TASK DESCRIPTION :: Make an exact transcription of the material, leaving out all images.

INFORMATION SUPPLIED ::

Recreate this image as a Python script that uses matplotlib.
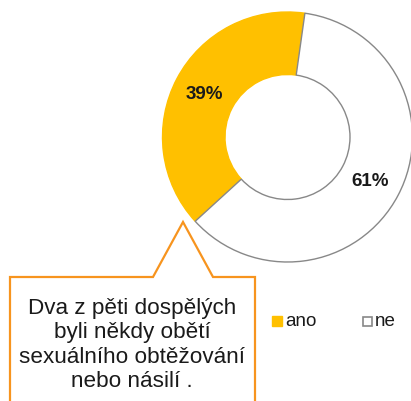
import matplotlib
matplotlib.use("Agg")
import matplotlib.pyplot as plt
from matplotlib.patches import Polygon, Rectangle

plt.rcParams["font.family"] = ["Liberation Sans", "DejaVu Sans"]

# data
labels = ["ano", "ne"]
values = [39, 61]
colors = ["#FFC000", "#FFFFFF"]
callout = "Dva z pěti dospělých\nbyli někdy obětí\nsexuálního obtěžování\nnebo násilí ."

W, H = 411, 402
fig = plt.figure(figsize=(W / 100, H / 100), dpi=100)
ax = fig.add_axes([0, 0, 1, 1])

# donut (pixel-like coords, y up)
cx, cy, R = 287.5, H - 138, 125
wedges, _, pcts = ax.pie(values, colors=colors, startangle=82, counterclock=True,
                         center=(cx, cy), radius=R, autopct="%d%%", pctdistance=0.75,
                         wedgeprops=dict(width=R * 0.5, edgecolor="#888888", linewidth=1.0),
                         textprops=dict(fontsize=13.5, fontweight="bold", color="#1a1a1a"))
wedges[0].set_edgecolor("#FFC000")
wedges[0].set_zorder(1)
wedges[1].set_zorder(2)

# callout box with pointer
box_col = "#F7941E"
pts = [(10, H - 278), (153, H - 278), (183, H - 223), (213, H - 278), (255, H - 278),
       (255, -5), (10, -5)]
ax.add_patch(Polygon(pts, closed=True, facecolor="white", edgecolor=box_col, lw=1.6, zorder=3))
ax.text(132, H - 345, callout, ha="center", va="center", fontsize=16.2,
        linespacing=1.2, color="#1a1a1a", zorder=4)

# legend
ax.add_patch(Rectangle((272, H - 327), 10, 10, facecolor=colors[0], edgecolor=colors[0], zorder=3))
ax.text(285, H - 322, labels[0], ha="left", va="center", fontsize=13.5, color="#1a1a1a")
ax.add_patch(Rectangle((362.5, H - 326.5), 9, 9, facecolor=colors[1], edgecolor="#888888", lw=1.2, zorder=3))
ax.text(375, H - 322, labels[1], ha="left", va="center", fontsize=13.5, color="#1a1a1a")

ax.set_xlim(0, W)
ax.set_ylim(0, H)
ax.set_aspect("auto")
ax.axis("off")
fig.savefig("out.png", dpi=100)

RESULT OF THE TASK ::
Recreate this image as a Python script that uses matplotlib.
import matplotlib
matplotlib.use("Agg")
import matplotlib.pyplot as plt
from matplotlib.patches import Polygon, Rectangle

plt.rcParams["font.family"] = ["Liberation Sans", "DejaVu Sans"]

# data
labels = ["ano", "ne"]
values = [39, 61]
colors = ["#FFC000", "#FFFFFF"]
callout = "Dva z pěti dospělých\nbyli někdy obětí\nsexuálního obtěžování\nnebo násilí ."

W, H = 411, 402
fig = plt.figure(figsize=(W / 100, H / 100), dpi=100)
ax = fig.add_axes([0, 0, 1, 1])

# donut (pixel-like coords, y up)
cx, cy, R = 287.5, H - 138, 125
wedges, _, pcts = ax.pie(values, colors=colors, startangle=82, counterclock=True,
                         center=(cx, cy), radius=R, autopct="%d%%", pctdistance=0.75,
                         wedgeprops=dict(width=R * 0.5, edgecolor="#888888", linewidth=1.0),
                         textprops=dict(fontsize=13.5, fontweight="bold", color="#1a1a1a"))
wedges[0].set_edgecolor("#FFC000")
wedges[0].set_zorder(1)
wedges[1].set_zorder(2)

# callout box with pointer
box_col = "#F7941E"
pts = [(10, H - 278), (153, H - 278), (183, H - 223), (213, H - 278), (255, H - 278),
       (255, -5), (10, -5)]
ax.add_patch(Polygon(pts, closed=True, facecolor="white", edgecolor=box_col, lw=1.6, zorder=3))
ax.text(132, H - 345, callout, ha="center", va="center", fontsize=16.2,
        linespacing=1.2, color="#1a1a1a", zorder=4)

# legend
ax.add_patch(Rectangle((272, H - 327), 10, 10, facecolor=colors[0], edgecolor=colors[0], zorder=3))
ax.text(285, H - 322, labels[0], ha="left", va="center", fontsize=13.5, color="#1a1a1a")
ax.add_patch(Rectangle((362.5, H - 326.5), 9, 9, facecolor=colors[1], edgecolor="#888888", lw=1.2, zorder=3))
ax.text(375, H - 322, labels[1], ha="left", va="center", fontsize=13.5, color="#1a1a1a")

ax.set_xlim(0, W)
ax.set_ylim(0, H)
ax.set_aspect("auto")
ax.axis("off")
fig.savefig("out.png", dpi=100)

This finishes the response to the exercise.